### TASK
Exactly reproduce the entries, dropping any pictures from your copy.

Start of STORED ROWS

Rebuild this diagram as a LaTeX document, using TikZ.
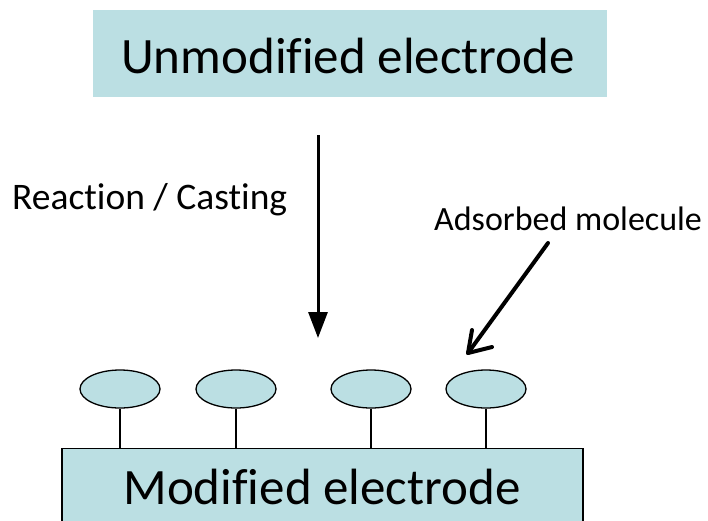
\documentclass[tikz,border=0pt]{standalone}
\usepackage{fontspec}
\setmainfont{Carlito}[Ligatures=NoCommon]
\usetikzlibrary{arrows.meta,shapes.geometric}
\definecolor{elec}{RGB}{187,223,227}
\begin{document}
\begin{tikzpicture}[x=1pt,y=-1pt,
  bigtext/.style={font=\fontsize{51}{54}\selectfont},
  midtext/.style={font=\fontsize{37.5}{40}\selectfont},
  smalltext/.style={font=\fontsize{34}{38}\selectfont},
  molecule/.style={ellipse,draw=black,line width=1.3pt,fill=elec,minimum width=80pt,minimum height=38pt,inner sep=0pt},
  stem/.style={line width=1.3pt}]
\useasboundingbox (0,0) rectangle (708,520);
\begin{scope}
\clip (0,0) rectangle (708,520);
% top box
\node[fill=elec,minimum width=514pt,minimum height=87pt,inner sep=0pt] (top) at (350,53.5) {};
\node[bigtext,anchor=base] (toptext) at (348,73) {Unmodified electrode};
% bottom box
\node[draw=black,line width=1.3pt,fill=elec,minimum width=521pt,minimum height=90pt,inner sep=0pt,anchor=north] (bot) at (322.5,448) {};
\node[bigtext,anchor=base] (bottext) at (322,504) {Modified electrode};
% molecules
\foreach \i/\x in {1/120,2/236,3/371,4/486}{
  \node[molecule] (m\i) at (\x,389) {};
  \draw[stem] (m\i.south) -- (m\i.south |- bot.north);
}
% labels
\node[midtext,anchor=base west,inner sep=0pt] (react) at (12,209) {Reaction / Casting};
\node[smalltext,anchor=base west,inner sep=0pt] (ads) at (434,230) {Adsorbed molecule};
% vertical arrow
\coordinate (vstart) at (318,135);
\coordinate (vend) at (318,338);
\draw[line width=3pt,-{Triangle[length=26pt,width=19pt]}] (vstart) -- (vend);
% diagonal arrow
\coordinate (dstart) at (548,243);
\coordinate (dtip) at (468,353);
\draw[line width=4pt,line cap=round,line join=round] (dstart) -- (dtip);
\draw[line width=4pt,line cap=round,line join=round] (472,330) -- (dtip) -- (492,347);
\end{scope}
\end{tikzpicture}
\end{document}
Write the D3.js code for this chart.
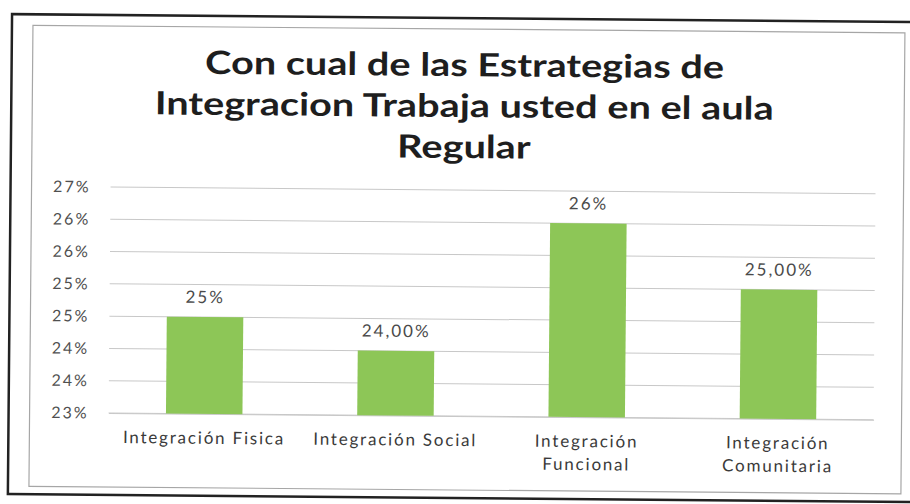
<!DOCTYPE html>
<html>
<head>
<meta charset="utf-8">
<script src="https://cdn.jsdelivr.net/npm/d3@7"></script>
<style>
	body { margin: 0; background: #fff; }
	svg { display: block; }
</style>
</head>
<body>
<div class="chart"></div>
<script>
// bar chart - estrategias de integracion
const categories = ['Integración Fisica', 'Integración Social', 'Integración Funcional', 'Integración Comunitaria']
const categoryLines = [['Integración Fisica'], ['Integración Social'], ['Integración', 'Funcional'], ['Integración', 'Comunitaria']]
const values = [24.5, 24, 26, 25]
const valueLabels = ['25%', '24,00%', '26%', '25,00%']
const yTicks = [23, 23.5, 24, 24.5, 25, 25.5, 26, 26.5]
const yTickLabels = ['23%', '24%', '24%', '25%', '25%', '26%', '26%', '27%']
const titleLines = ['Con cual de las Estrategias de', 'Integracion Trabaja usted en el aula', 'Regular']

const W = 910
const H = 504
const margin = ({top: 190, right: 35, bottom: 88, left: 110})
const width = W - margin.left - margin.right
const height = H - margin.top - margin.bottom
const font = 'Lato, "Open Sans", sans-serif'

const root = d3.select('.chart')
	.append('svg')
	.attr('width', W)
	.attr('height', H)
	.append('g')
	.attr('transform', 'rotate(0.5, 455, 252)')

// photo frame + chart box
root.append('rect')
	.attr('x', 10).attr('y', 18)
	.attr('width', 930).attr('height', 480)
	.attr('fill', 'none')
	.attr('stroke', '#222')
	.attr('stroke-width', 2.5)

root.append('rect')
	.attr('x', 31).attr('y', 29)
	.attr('width', 872).attr('height', 461)
	.attr('fill', '#fff')
	.attr('stroke', '#a6a6a6')
	.attr('stroke-width', 1.2)

// title (scan is a bit stretched sideways)
root.append('g')
	.attr('transform', 'translate(463, 0) scale(1.24, 1)')
	.selectAll('text')
	.data(titleLines)
	.enter()
	.append('text')
	.attr('x', 0)
	.attr('y', (d, i) => 76 + i * 41)
	.attr('text-anchor', 'middle')
	.attr('font-family', font)
	.attr('font-weight', 'bold')
	.attr('font-size', '32px')
	.attr('fill', '#1e1e1e')
	.text(d => d)

const svg = root.append('g')
	.attr('transform', `translate(${margin.left},${margin.top})`)

const xScale = d3.scaleBand()
	.domain(categories)
	.range([0, width])
	.paddingInner(0.6)
	.paddingOuter(0.3)

const yScale = d3.scaleLinear()
	.domain([23, 26.5])
	.range([height, 0])

// gridlines
svg.append('g').selectAll('line')
	.data(yTicks)
	.enter()
	.append('line')
	.attr('x1', 0)
	.attr('x2', width)
	.attr('y1', d => yScale(d))
	.attr('y2', d => yScale(d))
	.attr('stroke', '#c8c8c8')
	.attr('stroke-width', 1)

const yAxis = d3.axisLeft(yScale)
	.tickValues(yTicks)
	.tickSize(0)
	.tickPadding(20)
	.tickFormat((d, i) => yTickLabels[i])

svg.append('g')
	.attr('class', 'axis y-axis')
	.call(yAxis)
	.call(g => g.select('.domain').remove())
	.selectAll('text')
	.attr('font-family', font)
	.attr('font-size', '16px')
	.attr('letter-spacing', '2px')
	.attr('fill', '#505050')

const xAxis = d3.axisBottom(xScale)
	.tickSize(0)
	.tickPadding(0)
	.tickFormat(() => '')

const xg = svg.append('g')
	.attr('class', 'axis x-axis')
	.attr('transform', `translate(0, ${height})`)
	.call(xAxis)

xg.select('.domain').attr('stroke', '#c8c8c8')

xg.selectAll('.tick text')
	.attr('font-family', font)
	.attr('font-size', '17px')
	.attr('letter-spacing', '1.8px')
	.attr('fill', '#3a3a3a')
	.attr('y', null)
	.attr('dy', null)
	.each(function (d, i) {
		const t = d3.select(this)
		categoryLines[i].forEach((line, j) => {
			t.append('tspan')
				.attr('x', 0)
				.attr('y', 30 + j * 23)
				.text(line)
		})
	})

// bars
svg.selectAll('rect.bar')
	.data(values)
	.enter()
	.append('rect')
	.attr('class', 'bar')
	.attr('x', (d, i) => xScale(categories[i]))
	.attr('y', d => yScale(d))
	.attr('width', xScale.bandwidth())
	.attr('height', d => height - yScale(d))
	.attr('fill', '#8dc657')

// value labels
svg.append('g').selectAll('text')
	.data(values)
	.enter()
	.append('text')
	.attr('x', (d, i) => xScale(categories[i]) + xScale.bandwidth() / 2)
	.attr('y', d => yScale(d) - 14)
	.attr('text-anchor', 'middle')
	.attr('font-family', font)
	.attr('font-size', '17px')
	.attr('letter-spacing', '2px')
	.attr('fill', '#4a4a4a')
	.text((d, i) => valueLabels[i])
</script>
</body>
</html>
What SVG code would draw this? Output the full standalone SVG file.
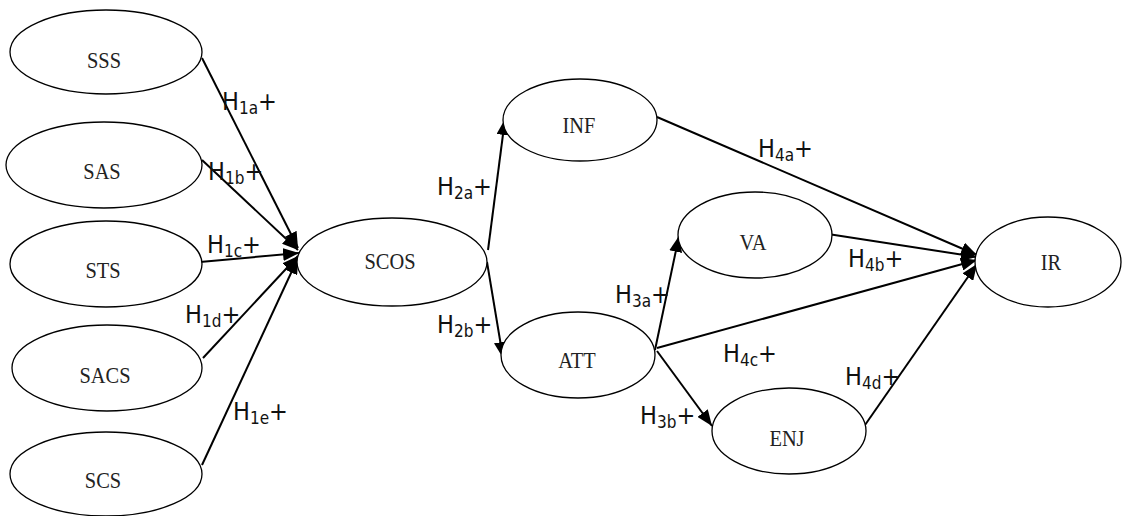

End of STORED ROWS

### OUTPUT
Rebuild this diagram as a LaTeX document, using TikZ.
\documentclass[tikz,border=0pt]{standalone}
\usepackage{fontspec}
\setmainfont{Carlito}[Ligatures=NoCommon]
\usetikzlibrary{arrows.meta,shapes.geometric}
\definecolor{elec}{RGB}{187,223,227}
\begin{document}
\begin{tikzpicture}[x=1pt,y=-1pt,
  bigtext/.style={font=\fontsize{51}{54}\selectfont},
  midtext/.style={font=\fontsize{37.5}{40}\selectfont},
  smalltext/.style={font=\fontsize{34}{38}\selectfont},
  molecule/.style={ellipse,draw=black,line width=1.3pt,fill=elec,minimum width=80pt,minimum height=38pt,inner sep=0pt},
  stem/.style={line width=1.3pt}]
\useasboundingbox (0,0) rectangle (708,520);
\begin{scope}
\clip (0,0) rectangle (708,520);
% top box
\node[fill=elec,minimum width=514pt,minimum height=87pt,inner sep=0pt] (top) at (350,53.5) {};
\node[bigtext,anchor=base] (toptext) at (348,73) {Unmodified electrode};
% bottom box
\node[draw=black,line width=1.3pt,fill=elec,minimum width=521pt,minimum height=90pt,inner sep=0pt,anchor=north] (bot) at (322.5,448) {};
\node[bigtext,anchor=base] (bottext) at (322,504) {Modified electrode};
% molecules
\foreach \i/\x in {1/120,2/236,3/371,4/486}{
  \node[molecule] (m\i) at (\x,389) {};
  \draw[stem] (m\i.south) -- (m\i.south |- bot.north);
}
% labels
\node[midtext,anchor=base west,inner sep=0pt] (react) at (12,209) {Reaction / Casting};
\node[smalltext,anchor=base west,inner sep=0pt] (ads) at (434,230) {Adsorbed molecule};
% vertical arrow
\coordinate (vstart) at (318,135);
\coordinate (vend) at (318,338);
\draw[line width=3pt,-{Triangle[length=26pt,width=19pt]}] (vstart) -- (vend);
% diagonal arrow
\coordinate (dstart) at (548,243);
\coordinate (dtip) at (468,353);
\draw[line width=4pt,line cap=round,line join=round] (dstart) -- (dtip);
\draw[line width=4pt,line cap=round,line join=round] (472,330) -- (dtip) -- (492,347);
\end{scope}
\end{tikzpicture}
\end{document}
Write the D3.js code for this chart.
<!DOCTYPE html>
<html>
<head>
<meta charset="utf-8">
<script src="https://cdn.jsdelivr.net/npm/d3@7"></script>
<style>
	body { margin: 0; background: #fff; }
	svg { display: block; }
</style>
</head>
<body>
<div class="chart"></div>
<script>
// bar chart - estrategias de integracion
const categories = ['Integración Fisica', 'Integración Social', 'Integración Funcional', 'Integración Comunitaria']
const categoryLines = [['Integración Fisica'], ['Integración Social'], ['Integración', 'Funcional'], ['Integración', 'Comunitaria']]
const values = [24.5, 24, 26, 25]
const valueLabels = ['25%', '24,00%', '26%', '25,00%']
const yTicks = [23, 23.5, 24, 24.5, 25, 25.5, 26, 26.5]
const yTickLabels = ['23%', '24%', '24%', '25%', '25%', '26%', '26%', '27%']
const titleLines = ['Con cual de las Estrategias de', 'Integracion Trabaja usted en el aula', 'Regular']

const W = 910
const H = 504
const margin = ({top: 190, right: 35, bottom: 88, left: 110})
const width = W - margin.left - margin.right
const height = H - margin.top - margin.bottom
const font = 'Lato, "Open Sans", sans-serif'

const root = d3.select('.chart')
	.append('svg')
	.attr('width', W)
	.attr('height', H)
	.append('g')
	.attr('transform', 'rotate(0.5, 455, 252)')

// photo frame + chart box
root.append('rect')
	.attr('x', 10).attr('y', 18)
	.attr('width', 930).attr('height', 480)
	.attr('fill', 'none')
	.attr('stroke', '#222')
	.attr('stroke-width', 2.5)

root.append('rect')
	.attr('x', 31).attr('y', 29)
	.attr('width', 872).attr('height', 461)
	.attr('fill', '#fff')
	.attr('stroke', '#a6a6a6')
	.attr('stroke-width', 1.2)

// title (scan is a bit stretched sideways)
root.append('g')
	.attr('transform', 'translate(463, 0) scale(1.24, 1)')
	.selectAll('text')
	.data(titleLines)
	.enter()
	.append('text')
	.attr('x', 0)
	.attr('y', (d, i) => 76 + i * 41)
	.attr('text-anchor', 'middle')
	.attr('font-family', font)
	.attr('font-weight', 'bold')
	.attr('font-size', '32px')
	.attr('fill', '#1e1e1e')
	.text(d => d)

const svg = root.append('g')
	.attr('transform', `translate(${margin.left},${margin.top})`)

const xScale = d3.scaleBand()
	.domain(categories)
	.range([0, width])
	.paddingInner(0.6)
	.paddingOuter(0.3)

const yScale = d3.scaleLinear()
	.domain([23, 26.5])
	.range([height, 0])

// gridlines
svg.append('g').selectAll('line')
	.data(yTicks)
	.enter()
	.append('line')
	.attr('x1', 0)
	.attr('x2', width)
	.attr('y1', d => yScale(d))
	.attr('y2', d => yScale(d))
	.attr('stroke', '#c8c8c8')
	.attr('stroke-width', 1)

const yAxis = d3.axisLeft(yScale)
	.tickValues(yTicks)
	.tickSize(0)
	.tickPadding(20)
	.tickFormat((d, i) => yTickLabels[i])

svg.append('g')
	.attr('class', 'axis y-axis')
	.call(yAxis)
	.call(g => g.select('.domain').remove())
	.selectAll('text')
	.attr('font-family', font)
	.attr('font-size', '16px')
	.attr('letter-spacing', '2px')
	.attr('fill', '#505050')

const xAxis = d3.axisBottom(xScale)
	.tickSize(0)
	.tickPadding(0)
	.tickFormat(() => '')

const xg = svg.append('g')
	.attr('class', 'axis x-axis')
	.attr('transform', `translate(0, ${height})`)
	.call(xAxis)

xg.select('.domain').attr('stroke', '#c8c8c8')

xg.selectAll('.tick text')
	.attr('font-family', font)
	.attr('font-size', '17px')
	.attr('letter-spacing', '1.8px')
	.attr('fill', '#3a3a3a')
	.attr('y', null)
	.attr('dy', null)
	.each(function (d, i) {
		const t = d3.select(this)
		categoryLines[i].forEach((line, j) => {
			t.append('tspan')
				.attr('x', 0)
				.attr('y', 30 + j * 23)
				.text(line)
		})
	})

// bars
svg.selectAll('rect.bar')
	.data(values)
	.enter()
	.append('rect')
	.attr('class', 'bar')
	.attr('x', (d, i) => xScale(categories[i]))
	.attr('y', d => yScale(d))
	.attr('width', xScale.bandwidth())
	.attr('height', d => height - yScale(d))
	.attr('fill', '#8dc657')

// value labels
svg.append('g').selectAll('text')
	.data(values)
	.enter()
	.append('text')
	.attr('x', (d, i) => xScale(categories[i]) + xScale.bandwidth() / 2)
	.attr('y', d => yScale(d) - 14)
	.attr('text-anchor', 'middle')
	.attr('font-family', font)
	.attr('font-size', '17px')
	.attr('letter-spacing', '2px')
	.attr('fill', '#4a4a4a')
	.text((d, i) => valueLabels[i])
</script>
</body>
</html>
What SVG code would draw this? Output the full standalone SVG file.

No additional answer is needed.